Plaintiff was employed by the New York City Department of Transportation [DOT] in 1997. In 2014 he resigned from his position and in 2017 commenced this action alleging that  he had been constructively discharged from his employment by DOT as the result of his reporting "other employees' misconduct," and  that the City of New York had failed to respond to his request to disclose certain records in violation of New York State's Freedom of Information Law [FOIL].
Supreme Court denied DOT's motion to dismiss Plaintiff's causes of action and DOT appealed. The Appellate Division reversed the lower court's order "on the law."

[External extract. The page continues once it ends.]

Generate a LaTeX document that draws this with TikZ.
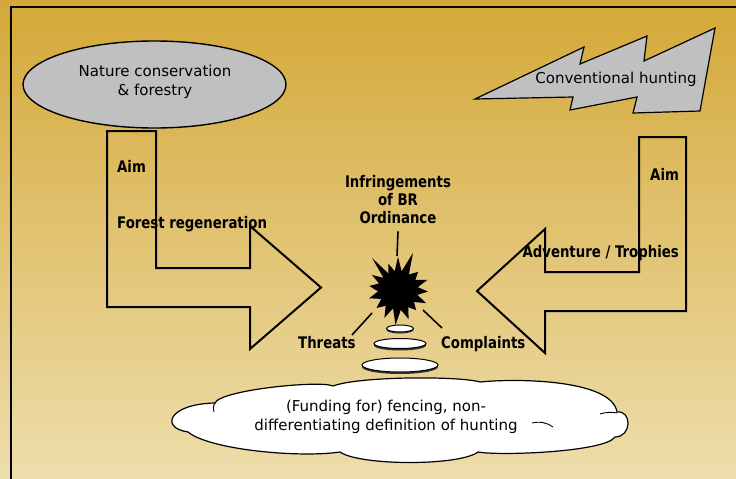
\documentclass[tikz,border=0pt]{standalone}
\usepackage{fontspec}
\setmainfont{DejaVu Sans}
\usetikzlibrary{shapes.geometric}
\definecolor{goldtop}{RGB}{212,168,56}
\definecolor{goldbottom}{RGB}{238,222,172}
\definecolor{shapegray}{RGB}{192,192,192}
\begin{document}
\begin{tikzpicture}[x=1pt,y=-1pt,
  reg/.style={font=\fontsize{15}{19}\selectfont, inner sep=0pt, align=center},
  lbl/.style={font=\fontsize{13.3}{15}\selectfont\bfseries, inner sep=0pt,
              align=center, yscale=1.2, transform shape},
  outline/.style={draw=black, line width=2pt, line join=miter},
  bubble/.style={draw=black, fill=white, line width=1pt},
  conn/.style={draw=black, line width=1.6pt}]
\useasboundingbox (0,0) rectangle (736,479);
% background and frame
\shade[top color=goldtop, bottom color=goldbottom] (0,0) rectangle (736,479);
\draw[line width=2pt] (11,479) -- (11,7) -- (736,7);

% actors
\node[ellipse, draw=black, fill=shapegray, line width=1.4pt,
      minimum width=263pt, minimum height=87pt, inner sep=0pt] (nature) at (154.5,84.5) {};
\node[reg] (naturetxt) at (155,82) {Nature conservation\\\& forestry};

\filldraw[fill=shapegray, draw=black, line width=1.2pt, line join=miter]
  (475,99) -- (584,47) -- (580,64) -- (647,36) -- (644,61) -- (715,28)
  -- (700,111) -- (633,113) -- (637,97) -- (570,110) -- (573,97) -- cycle;
\node[reg] (hunting) at (616,79) {Conventional hunting};

% bent block arrows
\draw[outline] (107,131) -- (107,307) -- (250,307) -- (250,349) -- (321,287.5)
  -- (250,226) -- (250,268) -- (156,268) -- (156,131) -- cycle;
\draw[outline] (639,137) -- (686,137) -- (686,311) -- (545,311) -- (545,353)
  -- (477,291) -- (545,229) -- (545,272) -- (639,272) -- cycle;

% arrow labels
\node[lbl, anchor=base west] (aimL) at (117,172) {Aim};
\node[lbl, anchor=base west] (forest) at (117,228) {Forest regeneration};
\node[lbl, anchor=base west] (aimR) at (650,180) {Aim};
\node[lbl, anchor=base east] (adventure) at (679,257) {Adventure / Trophies};

% the clash in the middle
\node[lbl] (infr) at (398,200) {Infringements\\of BR\\Ordinance};
\coordinate (burst) at (398,290);
\fill[black] ([shift={(burst)}]270:33)
  \foreach \a/\r in {281/19, 292/40, 305/19, 318/27, 330/20, 341/31, 352/20,
                     363/30, 374/20, 385/31, 397/20, 408/27, 419/20, 430/31,
                     442/20, 454/35, 465/19, 476/31, 488/20, 500/28, 512/19,
                     524/30, 536/20, 548/29, 559/20, 570/30, 580/19, 591/41,
                     600/19, 610/28, 620/19}
  { -- ([shift={(burst)}]\a:\r) } -- cycle;

\coordinate (bursttop) at (397,256);
\coordinate (burstleft) at (372,313);
\coordinate (burstright) at (423,310);
\coordinate (threatsend) at (352,335);
\coordinate (complend) at (442,328);
\draw[conn] ([yshift=-7pt]infr.south) -- (bursttop);

\node[lbl, anchor=base west] (threats) at (298,348) {Threats};
\node[lbl, anchor=base west] (compl) at (441,348) {Complaints};
\draw[conn] (threatsend) -- (burstleft);
\draw[conn] (burstright) -- (complend);

% thought bubbles leading to the cloud
\fill[black!80] (400,330) ellipse [x radius=13.5, y radius=3.5];
\draw[bubble] (400,328.5) ellipse [x radius=13.5, y radius=3.5];
\fill[black!80] (400,345.5) ellipse [x radius=26, y radius=5];
\draw[bubble] (400,343.5) ellipse [x radius=26, y radius=5];
\fill[black!80] (400,367) ellipse [x radius=38, y radius=7];
\draw[bubble] (400,365) ellipse [x radius=38, y radius=7];

% cloud
\draw[bubble, line width=1.2pt]
  (188,432) .. controls (160,428) and (168,404) .. (215,403)
  .. controls (220,390) and (320,380) .. (333,386)
  .. controls (360,376) and (460,376) .. (480,382)
  .. controls (520,378) and (612,380) .. (617,412)
  .. controls (632,410) and (632,437) .. (615,437)
  .. controls (605,452) and (500,456) .. (478,452)
  .. controls (460,466) and (360,466) .. (340,452)
  .. controls (300,458) and (210,450) .. (188,432) -- cycle;
\draw[line width=0.9pt] (532,423) .. controls (540,421) and (548,423) .. (553,427);
\draw[line width=0.9pt] (600,414) .. controls (606,412) and (612,412) .. (617,413);
\draw[line width=0.9pt] (215,403) .. controls (213,406) and (213,409) .. (214,412);
\node[reg] (cloudtxt) at (386,417) {(Funding for) fencing, non-\\differentiating definition of hunting};
\end{tikzpicture}
\end{document}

Addressing Plaintiff's complaint alleging constructive dismissal, the Appellate Division, citing Golston-Green v City of New York, 184 AD3d 24, explained that an "employee is constructively discharged when her or his employer, rather than discharging the plaintiff directly, deliberately created working conditions so intolerable that a reasonable person in the plaintiff's position would have felt compelled to resign."
Here, however, the Appellate Division, "accepting the facts as alleged to be true, and according the [Plaintiff] the benefit of every possible favorable inference," opined that Plaintiff's complaint "fails to state a cause of action alleging constructive discharge, as the allegations are either vague and conclusory" or involve events that allegedly occurred after the Plaintiff had resigned from DOT.

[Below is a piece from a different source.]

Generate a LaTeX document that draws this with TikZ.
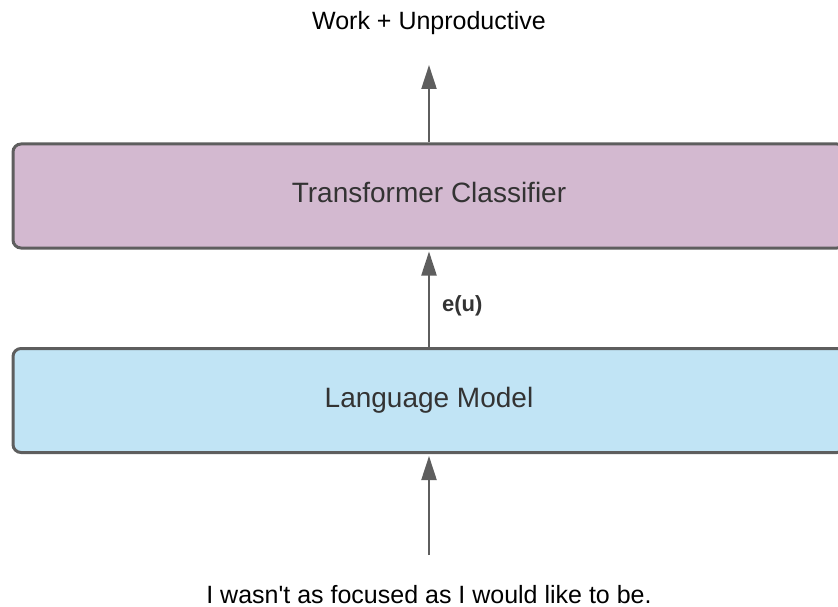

Addressing Plaintiff's complaints contending that New York City had violated FOIL, the Appellate Division said that a person alleging the denial of requested information within the meaning of Public Officers Law §89(4)(a), "must appeal the denial in writing to the head of the entity or other designated person within 30 days." Finding that Plaintiff did not submit an appeal within 30 days of the alleged denial, the Appellate Division said that Plaintiff had "failed to exhaust his administrative remedies" and because of this failure "could not resort to a judicial forum to gain relief."
Accordingly, the Appellate Division held that Supreme Court should have granted those branches of the City's motion seeking dismissal of Plaintiff's causes of action to recover damages for constructive discharge and to compel disclosure of certain records pursuant to FOIL.